Peace between people, peace in the world. To have peace, you must have compassion. We can live a solitary life and maintain peace because of it, but we always have to interact with others no matter how solitary we are. So to be alone to avoid conflict is not really creating peace. “Create” is an action word. In order to create, we must do something. Creating peace among people takes action and that action must be of compassion. We must care about others to create peace. We must have empathy toward others. We must be able to put ourselves, at least imagining what others feel, in their place, even if we don’t agree. It’s easy to see why there isn’t much peace in the world. It’s hard work. Empathizing with others, especially when you don’t agree takes hard work. Peace does not, just happen.

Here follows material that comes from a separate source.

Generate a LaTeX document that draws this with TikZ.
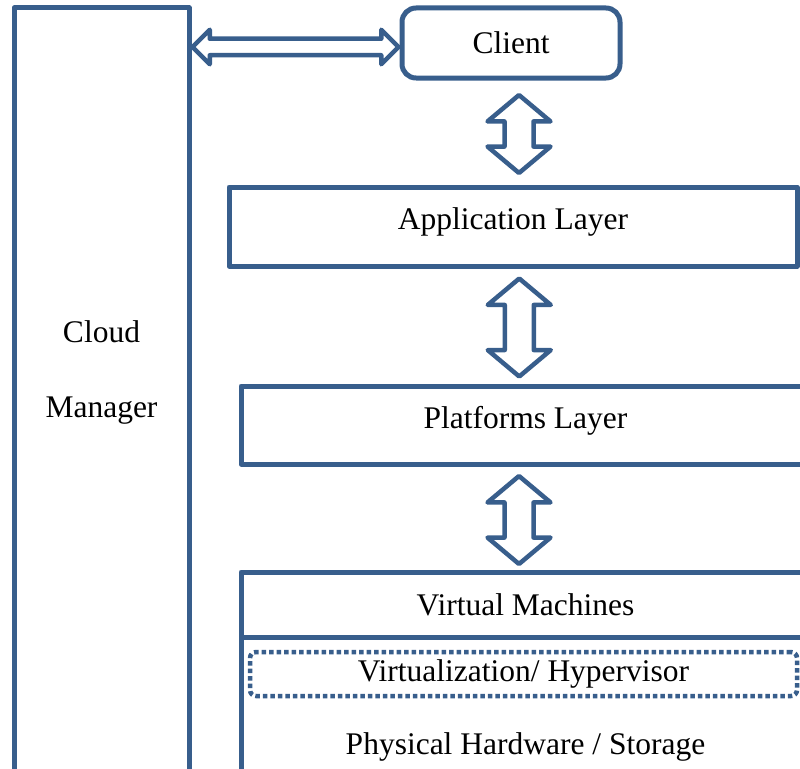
\documentclass[tikz,border=0pt]{standalone}
\usepackage{fontspec}
\setmainfont{Liberation Serif}
\usetikzlibrary{shapes.arrows, positioning, calc}

\definecolor{layerblue}{RGB}{56,94,140}

\tikzset{
  layer/.style={draw=layerblue, line width=5pt, line join=round, fill=white, inner sep=0pt, outer sep=0pt},
  raised/.style={text depth=15pt},
  blockarrow/.style={double arrow, draw=layerblue, line width=4.5pt, line join=round, fill=white,
    inner xsep=0pt, inner ysep=12.25pt, double arrow head extend=17pt, double arrow tip angle=100},
}

\begin{document}
\begin{tikzpicture}[x=1pt, y=-1pt, font=\fontsize{31.5}{38}\selectfont]
    \useasboundingbox (0,0) rectangle (800,768);
    \clip (0,0) rectangle (800,768);

    % Cloud manager column
    \node[layer, minimum width=175pt, minimum height=800pt] (manager) at (101.5,408) {};
    \node[align=center] (managertext) at (101.5,372) {Cloud\\[37pt]Manager};

    % Client and layers
    \node[layer, rounded corners=14pt, minimum width=218pt, minimum height=70pt] (client) at (511,43) {Client};
    \node[layer, raised, minimum width=568pt, minimum height=79pt] (app) at (513,226.5) {Application Layer};
    \node[layer, raised, minimum width=569pt, minimum height=78pt] (platform) at (525.5,425) {Platforms Layer};

    % Infrastructure stack
    \node[layer, minimum width=569pt, minimum height=65pt] (vm) at (525.5,604.5) {Virtual Machines};
    \node[layer, minimum width=569pt, minimum height=163pt, below=0pt of vm] (hardware) {};
    \node[layer, line width=4.5pt, dash pattern=on 4.5pt off 3pt, rounded corners=6pt, fill=none,
      minimum width=547pt, minimum height=44pt] (hypervisor) at (523.5,674) {Virtualization/ Hypervisor};
    \node (storage) at (525.5,747) {Physical Hardware / Storage};

    % Block arrows
    \node[blockarrow, minimum height=206pt, inner ysep=6pt, double arrow head extend=9pt,
      double arrow tip angle=90] (managerlink) at ($(manager.east |- client.west)!0.5!(client.west) + (0,4)$) {};
    \node[blockarrow, rotate=90, minimum height=78pt] (clientlink) at ($(client.south)!0.5!(app.north) + (7,1.5)$) {};
    \node[blockarrow, rotate=90, minimum height=98pt] (applink) at ($(app.south)!0.5!(platform.north) + (0,1.5)$) {};
    \node[blockarrow, rotate=90, minimum height=88pt] (platformlink) at ($(platform.south)!0.5!(vm.north) + (-6.5,2)$) {};
\end{tikzpicture}
\end{document}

So how does peace, “happen?” It comes from our desires. We want peace. We want to live in a conflict free world. The more people who want it, the more people that are willing to work for it, the more it will happen. This all seems rather elementary, I know, but sometimes we have to be reminded of it. Eyes on the prize, as they say. It takes work, a continual effort. Compassion, sometimes is hard. You read something on Facebook that really grinds your gears and you think, How can some one be so stupid? How can they think like that? I’m guilty of it. I do it a lot. And sometimes I write thoughtless comments because of it. And then I think, That wasn’t very compassionate. And then I think, I don’t want to be compassionate. I want to grind them into dust for what they said. It happens, to me, and to you. But it doesn’t help. It only creates more conflict.
So I’m trying. Trying to be more compassionate, more empathetic, more peaceful. As it is said, we are human, after all. As humans, we are filled with a lot of conflicting thoughts and emotions. A saying attributed to Native Americans says there are two wolves inside each of us and they are fighting. Which one will win? The one you feed. The one we devote more energy too, more food, will win. It is up to each of us to decide which wolf will win. I’ve decided, and I have promised myself to work toward that goal, that desire. I want to see more peace in the world so it is up to me to make that happen. Will I fail? Yes, I will. But I won’t stop. I won’t.